Short problem ▸
Transcribe the material word for word, but without the images.
◆ ◆ ◆
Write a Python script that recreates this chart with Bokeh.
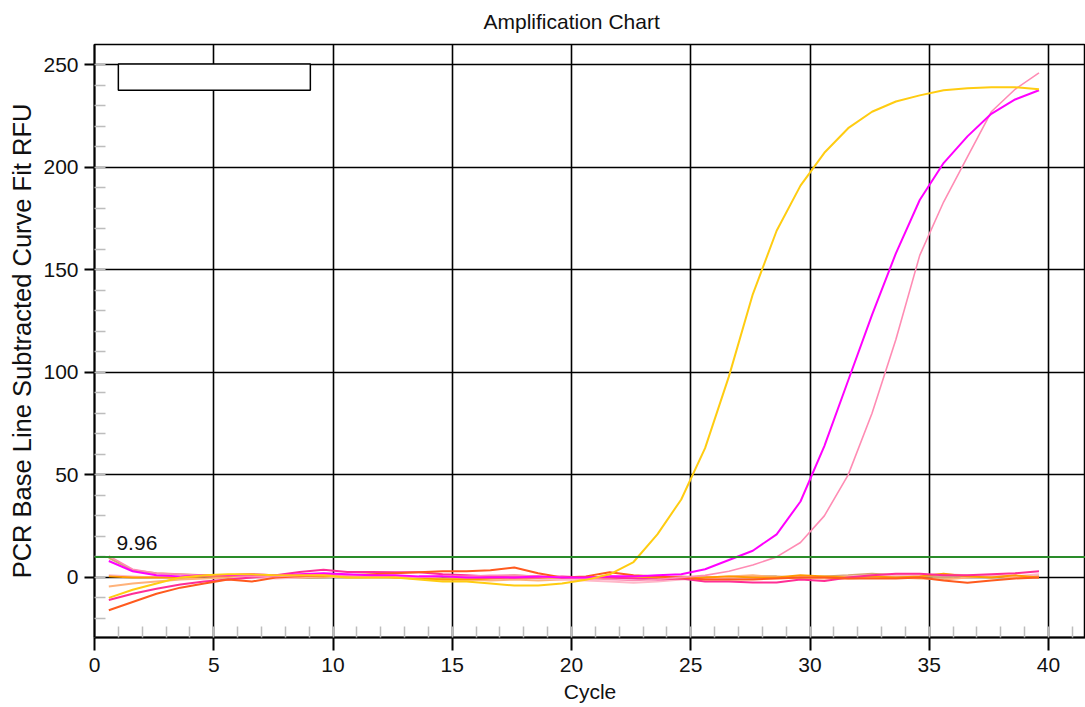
from bokeh.plotting import figure
from bokeh.models import Range1d, ColumnDataSource, Span, Label, BoxAnnotation, FixedTicker
from bokeh.embed import file_html
from bokeh.resources import INLINE

cycles = [0.6, 1.6, 2.6, 3.6, 4.6, 5.6, 6.6, 7.6, 8.6, 9.6,
          10.6, 11.6, 12.6, 13.6, 14.6, 15.6, 16.6, 17.6, 18.6, 19.6,
          20.6, 21.6, 22.6, 23.6, 24.6, 25.6, 26.6, 27.6, 28.6, 29.6,
          30.6, 31.6, 32.6, 33.6, 34.6, 35.6, 36.6, 37.6, 38.6, 39.6]

threshold = 9.96
x_ticks = [0, 5, 10, 15, 20, 25, 30, 35, 40]
y_ticks = [0, 50, 100, 150, 200, 250]

orangered = [-16, -12, -8, -5, -3, -1, -2, 0, 0.5, 1,
             1, 1.5, 2, 2.5, 3, 3, 3.5, 4.8, 2, 0,
             0.5, 2.5, 1, 0.5, 0, -1, -1, -1, -0.5, 0,
             0, -0.5, -0.5, -0.5, 0, -1.5, -2.6, -1.5, -0.5, 0]
deeppink = [-11, -8, -5.5, -3.5, -2, -1, 0, 1, 2.6, 3.7,
            2.6, 2.6, 2.5, 2.5, 1.5, 1, 0.5, 0, 0, 0.5,
            0, 0, -0.5, -1, -0.5, -2, -2, -2.5, -2.5, -1,
            -1.8, 0, 1, 1.8, 1.8, 1, 1, 1.5, 2, 3]
orange = [0.5, 0, 0, 0, 0.5, 0.5, 1, 1, 0.5, 0.5,
          1, 1, 0, -0.5, -1, -1, -0.5, 0, 0, 0,
          -0.5, 0, 0.5, 0, -0.5, 0, 0.5, 0, 0, 1,
          0.5, 0, 0.5, 0, 0.5, 1.8, 0.5, 0, 1, 0]
tan = [9.5, 3.5, 2, 1.5, 1, 1, 1.5, 1, -0.3, 0,
       0.5, 0.5, 0, 0, -0.5, 0, 0.6, 1, 0.5, 0,
       0, 0.5, 0, 0, 0.5, 0, 0, 0.5, 0.5, 0,
       0.5, 1, 1.8, 1, 0.5, 0, 0.5, 1, 0.5, 0.5]
peach = [-4.4, -3, -2, -1, -0.5, 0, 0.5, 0, 0, 0.5,
         0, 0, 0.5, 0, -1, -1, -1.5, -1, -1.5, -1,
         -0.5, 0, 0, 0.5, 0, 0, 0.5, 1, 0, 0,
         -0.5, -0.5, 0, 0, -0.5, -1, 0, 0.5, 0, 0.5]
lightpink = [1, 0.5, 0, 0, 0.5, 0.5, 0, -0.5, 0, 0.5,
             0.5, 0, 0, 0, 0.5, 0.5, 0, 0, -0.5, -1,
             -1.5, -2, -2.6, -2, -1, -0.5, 0, 0, 0, 0.5,
             0, 0.5, 1, 1, 1, 1.5, 1, 1, 0.5, 1.5]
yellow = [-10, -6, -3, 0, 1, 1.5, 1.5, 1, 1, 1,
          0, 0, 0, -1, -2, -2, -3, -4, -4, -3,
          -1.2, 1.5, 7.5, 21, 38, 63, 98, 138, 169, 191,
          207, 219, 227, 232, 235, 237.5, 238.5, 239, 239, 238]
magenta = [8, 3, 1, 0.5, 1, 1, 1.5, 1, 1.5, 2,
           1.5, 1, 1, 0.5, 0.5, 0, 0, 0, 0.5, 0,
           0, 0.5, 0.5, 1, 1.5, 4, 8.5, 13, 21, 37,
           64, 96, 128, 158, 184, 202, 215, 226, 233, 237.5]
pink = [10.5, 4, 2, 1.5, 1, 1, 0.5, 0.5, 1, 1,
        1, 0.5, 0, 0, 0.5, 0.5, 1, 1, 0.5, 0,
        -0.5, -1, -1.5, -1, 0, 1, 3, 6, 10, 17,
        30, 50, 80, 116, 157, 183, 205, 227, 238, 246]

series = [
    ("tan", tan, "#D6A46E", 2),
    ("peach", peach, "#FFB27A", 2),
    ("lightpink", lightpink, "#FFB8C8", 2),
    ("orange", orange, "#FF9A00", 2),
    ("deeppink", deeppink, "#FF2E96", 2),
    ("orangered", orangered, "#FF5A1E", 2),
    ("pink", pink, "#FF8CB4", 1.6),
    ("magenta", magenta, "#FF00FF", 2),
    ("yellow", yellow, "#FFCC11", 2),
]

FONT = "Liberation Sans"

p = figure(frame_width=991, frame_height=593, output_backend="svg", toolbar_location=None,
           x_range=Range1d(0, 41.55), y_range=Range1d(-29.3, 259.8),
           min_border_left=94, min_border_right=0, min_border_top=44, min_border_bottom=70,
           title="Amplification Chart")

p.title.align = "left"
p.title.offset = 389
p.title.standoff = 19
p.title.vertical_align = "top"
p.title.text_font = FONT
p.title.text_font_size = "21px"
p.title.text_font_style = "normal"
p.title.text_color = "#111111"

p.outline_line_color = "black"
p.outline_line_width = 1.5
p.background_fill_color = "white"
p.border_fill_color = "white"

p.xaxis.ticker = FixedTicker(ticks=x_ticks, minor_ticks=list(range(0, 42)))
p.yaxis.ticker = FixedTicker(ticks=y_ticks, minor_ticks=list(range(-20, 260, 10)))

for ax in (p.xaxis[0], p.yaxis[0]):
    ax.axis_line_color = "black"
    ax.axis_line_width = 2
    ax.major_tick_line_color = "black"
    ax.major_tick_line_width = 2
    ax.major_tick_in = 0
    ax.minor_tick_line_color = "#BDBDBD"
    ax.minor_tick_line_width = 1.5
    ax.minor_tick_in = 11
    ax.minor_tick_out = 0
    ax.major_label_text_font = FONT
    ax.major_label_text_font_size = "21px"
    ax.major_label_text_color = "#111111"
    ax.axis_label_text_font = FONT
    ax.axis_label_text_font_style = "normal"
    ax.axis_label_text_color = "#111111"

p.xaxis.major_tick_out = 13
p.yaxis.major_tick_out = 10
p.xaxis.major_label_standoff = 7
p.yaxis.major_label_standoff = 6
p.xaxis.axis_label = "Cycle"
p.xaxis.axis_label_text_font_size = "21px"
p.xaxis.axis_label_standoff = 5
p.yaxis.axis_label = "PCR Base Line Subtracted Curve Fit RFU"
p.yaxis.axis_label_text_font_size = "25.5px"
p.yaxis.axis_label_standoff = 4

p.xgrid.grid_line_color = "black"
p.ygrid.grid_line_color = "black"
p.xgrid.grid_line_width = 1.6
p.ygrid.grid_line_width = 1.6

for name, vals, color, w in series:
    src = ColumnDataSource(data=dict(x=cycles, y=vals))
    p.line("x", "y", source=src, line_color=color, line_width=w)

p.add_layout(Span(location=threshold, dimension="width", line_color="#2A8C2A", line_width=2))
p.add_layout(Label(x=0.92, y=17.0, text=f"{threshold:.2f}", text_font=FONT,
                   text_font_size="21px", text_color="#111111", text_baseline="alphabetic"))

p.add_layout(BoxAnnotation(left=1.0, right=9.05, top=250.3, bottom=237.5,
                           fill_color="white", fill_alpha=1.0,
                           line_color="black", line_width=1.5, line_alpha=1.0))

open("out.html", "w").write(file_html(p, INLINE))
◆ ◆ ◆
Result below ▸
Write a Python script that recreates this chart with Bokeh.
from bokeh.plotting import figure
from bokeh.models import Range1d, ColumnDataSource, Span, Label, BoxAnnotation, FixedTicker
from bokeh.embed import file_html
from bokeh.resources import INLINE

cycles = [0.6, 1.6, 2.6, 3.6, 4.6, 5.6, 6.6, 7.6, 8.6, 9.6,
          10.6, 11.6, 12.6, 13.6, 14.6, 15.6, 16.6, 17.6, 18.6, 19.6,
          20.6, 21.6, 22.6, 23.6, 24.6, 25.6, 26.6, 27.6, 28.6, 29.6,
          30.6, 31.6, 32.6, 33.6, 34.6, 35.6, 36.6, 37.6, 38.6, 39.6]

threshold = 9.96
x_ticks = [0, 5, 10, 15, 20, 25, 30, 35, 40]
y_ticks = [0, 50, 100, 150, 200, 250]

orangered = [-16, -12, -8, -5, -3, -1, -2, 0, 0.5, 1,
             1, 1.5, 2, 2.5, 3, 3, 3.5, 4.8, 2, 0,
             0.5, 2.5, 1, 0.5, 0, -1, -1, -1, -0.5, 0,
             0, -0.5, -0.5, -0.5, 0, -1.5, -2.6, -1.5, -0.5, 0]
deeppink = [-11, -8, -5.5, -3.5, -2, -1, 0, 1, 2.6, 3.7,
            2.6, 2.6, 2.5, 2.5, 1.5, 1, 0.5, 0, 0, 0.5,
            0, 0, -0.5, -1, -0.5, -2, -2, -2.5, -2.5, -1,
            -1.8, 0, 1, 1.8, 1.8, 1, 1, 1.5, 2, 3]
orange = [0.5, 0, 0, 0, 0.5, 0.5, 1, 1, 0.5, 0.5,
          1, 1, 0, -0.5, -1, -1, -0.5, 0, 0, 0,
          -0.5, 0, 0.5, 0, -0.5, 0, 0.5, 0, 0, 1,
          0.5, 0, 0.5, 0, 0.5, 1.8, 0.5, 0, 1, 0]
tan = [9.5, 3.5, 2, 1.5, 1, 1, 1.5, 1, -0.3, 0,
       0.5, 0.5, 0, 0, -0.5, 0, 0.6, 1, 0.5, 0,
       0, 0.5, 0, 0, 0.5, 0, 0, 0.5, 0.5, 0,
       0.5, 1, 1.8, 1, 0.5, 0, 0.5, 1, 0.5, 0.5]
peach = [-4.4, -3, -2, -1, -0.5, 0, 0.5, 0, 0, 0.5,
         0, 0, 0.5, 0, -1, -1, -1.5, -1, -1.5, -1,
         -0.5, 0, 0, 0.5, 0, 0, 0.5, 1, 0, 0,
         -0.5, -0.5, 0, 0, -0.5, -1, 0, 0.5, 0, 0.5]
lightpink = [1, 0.5, 0, 0, 0.5, 0.5, 0, -0.5, 0, 0.5,
             0.5, 0, 0, 0, 0.5, 0.5, 0, 0, -0.5, -1,
             -1.5, -2, -2.6, -2, -1, -0.5, 0, 0, 0, 0.5,
             0, 0.5, 1, 1, 1, 1.5, 1, 1, 0.5, 1.5]
yellow = [-10, -6, -3, 0, 1, 1.5, 1.5, 1, 1, 1,
          0, 0, 0, -1, -2, -2, -3, -4, -4, -3,
          -1.2, 1.5, 7.5, 21, 38, 63, 98, 138, 169, 191,
          207, 219, 227, 232, 235, 237.5, 238.5, 239, 239, 238]
magenta = [8, 3, 1, 0.5, 1, 1, 1.5, 1, 1.5, 2,
           1.5, 1, 1, 0.5, 0.5, 0, 0, 0, 0.5, 0,
           0, 0.5, 0.5, 1, 1.5, 4, 8.5, 13, 21, 37,
           64, 96, 128, 158, 184, 202, 215, 226, 233, 237.5]
pink = [10.5, 4, 2, 1.5, 1, 1, 0.5, 0.5, 1, 1,
        1, 0.5, 0, 0, 0.5, 0.5, 1, 1, 0.5, 0,
        -0.5, -1, -1.5, -1, 0, 1, 3, 6, 10, 17,
        30, 50, 80, 116, 157, 183, 205, 227, 238, 246]

series = [
    ("tan", tan, "#D6A46E", 2),
    ("peach", peach, "#FFB27A", 2),
    ("lightpink", lightpink, "#FFB8C8", 2),
    ("orange", orange, "#FF9A00", 2),
    ("deeppink", deeppink, "#FF2E96", 2),
    ("orangered", orangered, "#FF5A1E", 2),
    ("pink", pink, "#FF8CB4", 1.6),
    ("magenta", magenta, "#FF00FF", 2),
    ("yellow", yellow, "#FFCC11", 2),
]

FONT = "Liberation Sans"

p = figure(frame_width=991, frame_height=593, output_backend="svg", toolbar_location=None,
           x_range=Range1d(0, 41.55), y_range=Range1d(-29.3, 259.8),
           min_border_left=94, min_border_right=0, min_border_top=44, min_border_bottom=70,
           title="Amplification Chart")

p.title.align = "left"
p.title.offset = 389
p.title.standoff = 19
p.title.vertical_align = "top"
p.title.text_font = FONT
p.title.text_font_size = "21px"
p.title.text_font_style = "normal"
p.title.text_color = "#111111"

p.outline_line_color = "black"
p.outline_line_width = 1.5
p.background_fill_color = "white"
p.border_fill_color = "white"

p.xaxis.ticker = FixedTicker(ticks=x_ticks, minor_ticks=list(range(0, 42)))
p.yaxis.ticker = FixedTicker(ticks=y_ticks, minor_ticks=list(range(-20, 260, 10)))

for ax in (p.xaxis[0], p.yaxis[0]):
    ax.axis_line_color = "black"
    ax.axis_line_width = 2
    ax.major_tick_line_color = "black"
    ax.major_tick_line_width = 2
    ax.major_tick_in = 0
    ax.minor_tick_line_color = "#BDBDBD"
    ax.minor_tick_line_width = 1.5
    ax.minor_tick_in = 11
    ax.minor_tick_out = 0
    ax.major_label_text_font = FONT
    ax.major_label_text_font_size = "21px"
    ax.major_label_text_color = "#111111"
    ax.axis_label_text_font = FONT
    ax.axis_label_text_font_style = "normal"
    ax.axis_label_text_color = "#111111"

p.xaxis.major_tick_out = 13
p.yaxis.major_tick_out = 10
p.xaxis.major_label_standoff = 7
p.yaxis.major_label_standoff = 6
p.xaxis.axis_label = "Cycle"
p.xaxis.axis_label_text_font_size = "21px"
p.xaxis.axis_label_standoff = 5
p.yaxis.axis_label = "PCR Base Line Subtracted Curve Fit RFU"
p.yaxis.axis_label_text_font_size = "25.5px"
p.yaxis.axis_label_standoff = 4

p.xgrid.grid_line_color = "black"
p.ygrid.grid_line_color = "black"
p.xgrid.grid_line_width = 1.6
p.ygrid.grid_line_width = 1.6

for name, vals, color, w in series:
    src = ColumnDataSource(data=dict(x=cycles, y=vals))
    p.line("x", "y", source=src, line_color=color, line_width=w)

p.add_layout(Span(location=threshold, dimension="width", line_color="#2A8C2A", line_width=2))
p.add_layout(Label(x=0.92, y=17.0, text=f"{threshold:.2f}", text_font=FONT,
                   text_font_size="21px", text_color="#111111", text_baseline="alphabetic"))

p.add_layout(BoxAnnotation(left=1.0, right=9.05, top=250.3, bottom=237.5,
                           fill_color="white", fill_alpha=1.0,
                           line_color="black", line_width=1.5, line_alpha=1.0))

open("out.html", "w").write(file_html(p, INLINE))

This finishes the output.